— START —
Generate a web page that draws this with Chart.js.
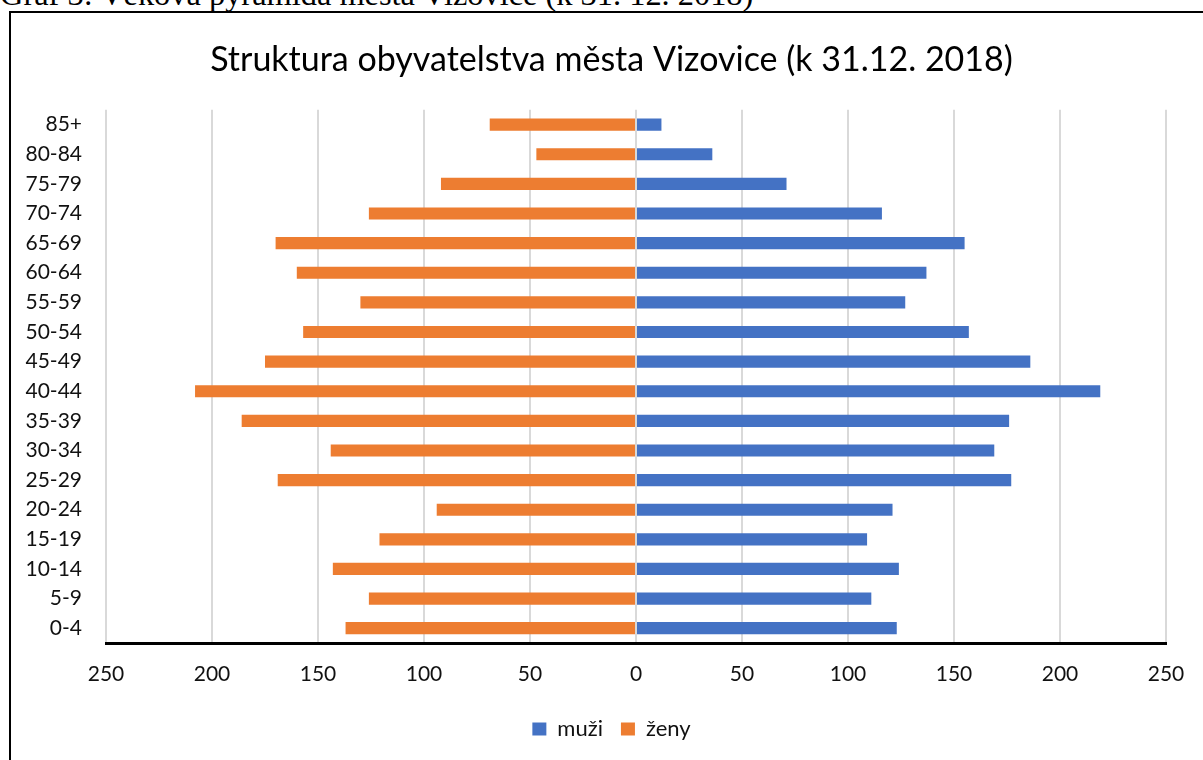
<!DOCTYPE html>
<html>
<head>
<meta charset="utf-8">
<script src="https://cdn.jsdelivr.net/npm/chart.js@4.4.0/dist/chart.umd.min.js"></script>
<style>
    html, body { margin: 0; padding: 0; background: #fff; overflow: hidden; }
    body { width: 1203px; height: 760px; position: relative; }
    #caption {
        position: absolute; left: 0; top: -22px;
        font-family: "Liberation Serif", "Times New Roman", serif;
        font-size: 32.4px; line-height: 1; white-space: nowrap; color: #000;
    }
    #frame {
        position: absolute; left: 9px; top: 11px; width: 1210px; height: 770px;
        border: 2px solid #000; box-sizing: border-box;
    }
    #wrap { position: absolute; left: 11px; top: 13px; width: 1201px; height: 747px; }
</style>
</head>
<body>
<div id="caption">Graf 3: Věková pyramida města Vizovice (k 31. 12. 2018)</div>
<div id="frame"></div>
<div id="wrap"><canvas id="pyramid"></canvas></div>
<script>
// age groups, youngest first (drawn bottom-up)
const ageGroups = ['0-4', '5-9', '10-14', '15-19', '20-24', '25-29', '30-34', '35-39', '40-44',
                   '45-49', '50-54', '55-59', '60-64', '65-69', '70-74', '75-79', '80-84', '85+'];

// muži (men)
const men = [123, 111, 124, 109, 121, 177, 169, 176, 219, 186, 157, 127, 137, 155, 116, 71, 36, 12];

// ženy (women)
const women = [137, 126, 143, 121, 94, 169, 144, 186, 208, 175, 157, 130, 160, 170, 126, 92, 47, 69];

const axisTicks = [-250, -200, -150, -100, -50, 0, 50, 100, 150, 200, 250];

const FONT = 'Lato, "Open Sans", sans-serif';

const ctx = document.getElementById('pyramid');
const pyramidChart = new Chart(ctx, {
    type: 'bar',
    data: {
        labels: ageGroups,
        datasets: [
            {
                label: 'muži',
                data: men,
                backgroundColor: '#4472C4',
                borderWidth: 0,
                barPercentage: 0.41,
                categoryPercentage: 1
            },
            {
                label: 'ženy',
                // women go to the left side of the pyramid
                data: women.map(v => -v),
                backgroundColor: '#ED7D31',
                borderWidth: 0,
                barPercentage: 0.41,
                categoryPercentage: 1
            }
        ]
    },
    options: {
        indexAxis: 'y',
        responsive: true,
        maintainAspectRatio: false,
        animation: false,
        layout: { padding: { left: 0, right: 0, top: 0, bottom: 10 } },
        plugins: {
            title: {
                display: true,
                text: 'Struktura obyvatelstva města Vizovice (k 31.12. 2018)',
                color: '#000',
                font: { family: FONT, size: 34, weight: 'normal' },
                padding: { top: 27, bottom: 29 }
            },
            legend: {
                position: 'bottom',
                labels: {
                    color: '#111',
                    font: { family: FONT, size: 22 },
                    boxWidth: 14,
                    boxHeight: 13,
                    padding: 18
                }
            },
            tooltip: { enabled: false }
        },
        scales: {
            x: {
                stacked: true,
                min: -250,
                max: 250,
                afterBuildTicks: scale => {
                    scale.ticks = axisTicks.map(v => ({ value: v }));
                },
                afterFit: scale => { scale.height = 57; },
                ticks: {
                    color: '#111',
                    font: { family: FONT, size: 21 },
                    padding: 19,
                    maxRotation: 0,
                    callback: v => Math.abs(v)
                },
                grid: {
                    color: '#D9D9D9',
                    lineWidth: 2,
                    drawTicks: false
                },
                border: { display: true, color: '#000', width: 3 }
            },
            y: {
                stacked: true,
                reverse: true,
                afterFit: scale => { scale.width = 95; },
                ticks: {
                    color: '#111',
                    font: { family: FONT, size: 21 },
                    padding: 24,
                    autoSkip: false
                },
                grid: { display: false, drawTicks: false },
                border: { display: false }
            },
            // empty right-hand spacer so the plot ends where the reference does
            spacer: {
                type: 'linear',
                position: 'right',
                afterFit: scale => { scale.width = 46; },
                ticks: { display: false },
                grid: { display: false, drawTicks: false },
                border: { display: false }
            }
        }
    }
});
</script>
</body>
</html>
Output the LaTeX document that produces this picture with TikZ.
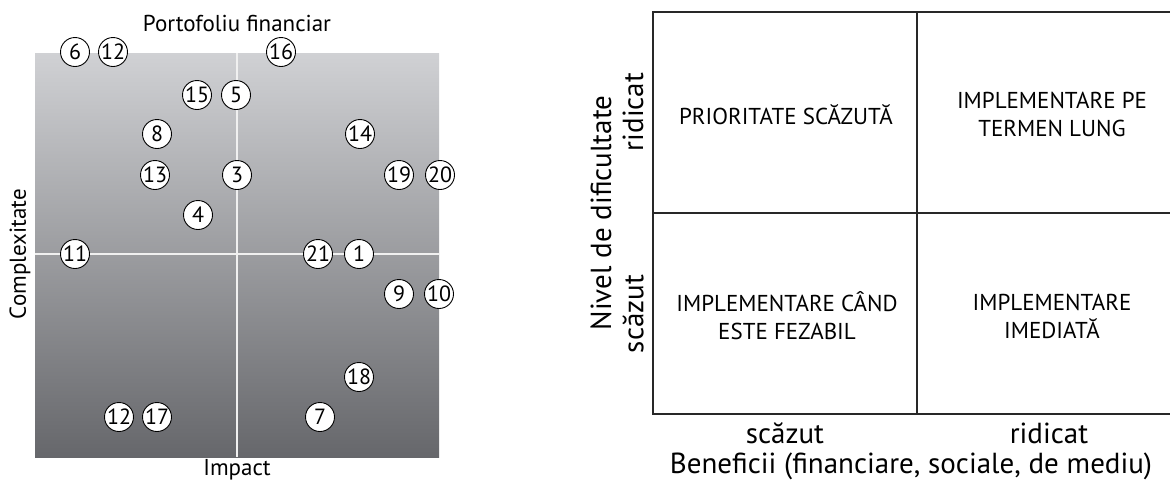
\documentclass[tikz,border=0pt]{standalone}
\usepackage{fontspec}
\setmainfont{PT Sans}
\definecolor{boxtop}{RGB}{208,209,212}
\definecolor{boxbottom}{RGB}{102,103,107}
\definecolor{gridline}{RGB}{40,40,40}
\begin{document}
\begin{tikzpicture}[x=1pt, y=-1pt,
  item/.style={shape=circle, draw=black, fill=white, line width=0.9pt, minimum size=29pt, inner sep=0pt, font=\fontsize{22}{22}\selectfont},
  axis/.style={inner sep=0pt, font=\fontsize{23}{23}\selectfont},
  bigtext/.style={inner sep=0pt, font=\fontsize{29}{29}\selectfont},
  cell/.style={align=center, font=\fontsize{23}{28}\selectfont},
  cross/.style={draw=white!88!gray, line width=2pt},
  frame/.style={draw=gridline, line width=1.3pt}]
\useasboundingbox (0,0) rectangle (1170,480);
% portofoliu financiar
\shade[top color=boxtop, bottom color=boxbottom] (35,53) rectangle (439,457);
\coordinate (P-top) at (237,53);
\coordinate (P-bottom) at (237,457);
\coordinate (P-left) at (35,254);
\coordinate (P-right) at (439,254);
\path[cross] (P-top) -- (P-bottom);
\path[cross] (P-left) -- (P-right);
\node[axis, anchor=base] (portofoliu) at (237,31) {Portofoliu financiar};
\node[axis, anchor=base] (impact) at (237,475) {Impact};
\node[axis, rotate=90] (complexitate) at (20,254) {Complexitate};
\node[item] (c6) at (75,52) {6};
\node[item] (c12a) at (113,52) {12};
\node[item] (c16) at (281,52) {16};
\node[item] (c15) at (197,95) {15};
\node[item] (c5) at (236,95) {5};
\node[item] (c8) at (157,134) {8};
\node[item] (c14) at (360,134) {14};
\node[item] (c13) at (155,175) {13};
\node[item] (c3) at (237,175) {3};
\node[item] (c19) at (399,175) {19};
\node[item] (c20) at (440,175) {20};
\node[item] (c4) at (198,215) {4};
\node[item] (c11) at (75,254) {11};
\node[item] (c21) at (318,254) {21};
\node[item] (c1) at (359,254) {1};
\node[item] (c9) at (399,294) {9};
\node[item] (c10) at (439,294) {10};
\node[item] (c18) at (359,377) {18};
\node[item] (c12b) at (119,417) {12};
\node[item] (c17) at (157,417) {17};
\node[item] (c7) at (320,417) {7};
% matrice
\coordinate (M-tl) at (653,12);
\coordinate (M-tr) at (1170,12);
\coordinate (M-bl) at (653,414);
\coordinate (M-br) at (1170,414);
\coordinate (M-ml) at (653,213);
\coordinate (M-mr) at (1170,213);
\coordinate (M-mt) at (917,12);
\coordinate (M-mb) at (917,414);
\path[frame] (M-tr) -- (M-tl) -- (M-bl) -- (M-br);
\path[frame] (M-ml) -- (M-mr);
\path[frame] (M-mt) -- (M-mb);
\node[cell] (prioritate) at (786,115) {PRIORITATE SCĂZUTĂ};
\node[cell] (termen) at (1052,114) {IMPLEMENTARE PE\\TERMEN LUNG};
\node[cell] (fezabil) at (787,316) {IMPLEMENTARE CÂND\\ESTE FEZABIL};
\node[cell] (imediat) at (1052,316) {IMPLEMENTARE\\IMEDIATĂ};
\node[bigtext, rotate=90] (nivel) at (601,213) {Nivel de dificultate};
\node[bigtext, rotate=90] (ridicatY) at (633,112) {ridicat};
\node[bigtext, rotate=90] (scazutY) at (633,314) {scăzut};
\node[bigtext, anchor=base] (scazutX) at (785,443) {scăzut};
\node[bigtext, anchor=base] (ridicatX) at (1049,443) {ridicat};
\node[bigtext, anchor=base] (beneficii) at (911,473) {Beneficii (financiare, sociale, de mediu)};
\end{tikzpicture}
\end{document}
— END —
- Set exercise:
In the entries above, find each line with the word "that" and show it.

- Written reply:
Generate a web page that draws this with Chart.js.
Output the LaTeX document that produces this picture with TikZ.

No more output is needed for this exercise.